As we cross the threshold from one millennium to the next, prophecy experts seem to be at the forefront, interpreting current events and predicting what the future will bring. Countless television and radio programs are broadcasted into homes, and thousands of books are circulated around the globe, offering advice regarding how Christians should prepare for the End.
The practice of predicting future events is not new. As Walter Klaassen’s recent book on eschatology observes, there is
nothing new under the sun in the field of end-time calculations. In virtually every era of Christian history, people have concerned themselves with the future. While countless predictions offered throughout history have not been fulfilled, this has not discouraged persons at some later date from trying their hand at calculating what the next year, decade or century may bring.
The abundance of unfulfilled predictions, however, has left many serious-minded Christians skeptical about end-time discussions. Such discussions seem irrelevant at best, and superstitious or heretical at worst.
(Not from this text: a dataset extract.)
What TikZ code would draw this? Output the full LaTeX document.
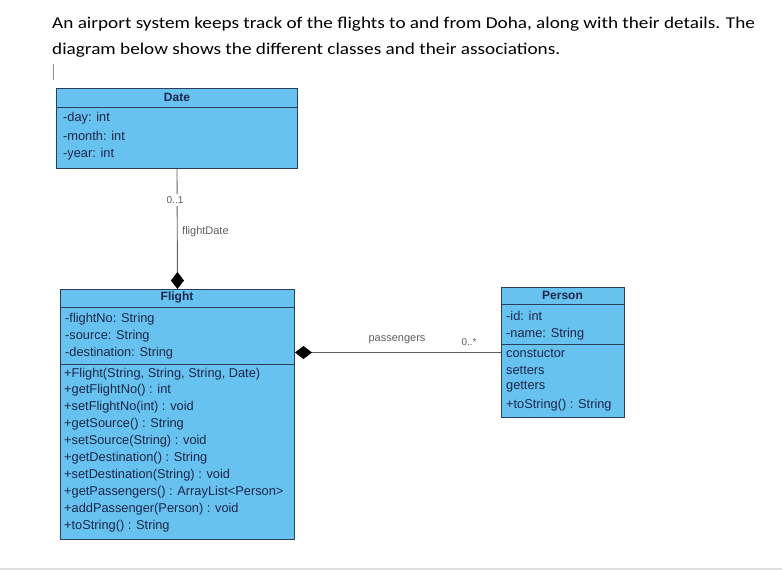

While critical of the forecasters of our time, Klaassen argues in his book that eschatology is not a dispensable aspect of Christian faith. In his view a basic confession of the church is that Christ will come again. He offers a critique, not only of the forecasters of popular religion and culture, who try to force-fit the Scriptures into some kind of preconceived premillennial framework, but also of those Christians who would rather understand their faith exclusively in this-worldly terms.
The first half of the book seeks to analyze the ideas and interpretive methods of today’s popular forecasters; the second half is devoted to constructing an alternative eschatology. A major premise in this latter section is that the question of
when is unanswerable, and that setting the time of the End is completely up to God. A further premise is that any faithful and scriptural interpretation concerning the future must take into account the fullness of the gospel, a view that represents the heart of the traditional teaching of the church, where the Bible is allowed to interpret itself.
The book makes a valuable contribution to the topic of eschatology. The author’s critique of premillennial views is detailed and comprehensive—perhaps more than necessary. Klaassen’s own construction effectively avoids narrow interpretations of Scripture. The apocalyptic books of the Bible are read and interpreted in light of other major themes in the Scriptures. The topic of eschatology is skillfully woven together with other central theological themes in Christian theology, such as God, Jesus Christ, creation, salvation and ecclesiology.
Like all interpreters of Scripture, Klaassen does not entirely avoid reading the biblical text through a particular interpretive lens. His reading is shaped by the biblical tradition that focuses on the kingdom of God—a theme that the popular forecasters seem to avoid. Klaassen takes up the prophetic notions of the kingdom in the Old Testament and links them with New Testament notions as understood in Jesus Christ. In his view, it is the cross and the resurrection of Jesus Christ which supplies the meaning of the End.
From those central realities, all the rest of the future derives any significance it has. Klaassen insists that
the events of the End have to be interpreted in the light of the cross and resurrection of Jesus Christ (202).
This point of view ultimately leads the author to question popular descriptions of a violent God, who ushers in an
Armageddon filled with violence and destruction. Readers sympathetic to Anabaptist-Mennonite perspectives will find this perspective insightful, for it exposes a serious problem in the theology of the premillennial forecasters; namely, that their conception of the Divine appears to have little in common with the God whom Jesus invited humanity to trust and love. Klaassen maintains that our eschatological visions must be consistent with the
peaceable kingdom, which God has inaugurated in Jesus Christ.
I found Armageddon and the Peaceable Kingdom an accessible and comprehensive study concerning how Christians should view the future. We can be grateful to Walter Klaassen for his contribution to an important topic of our time.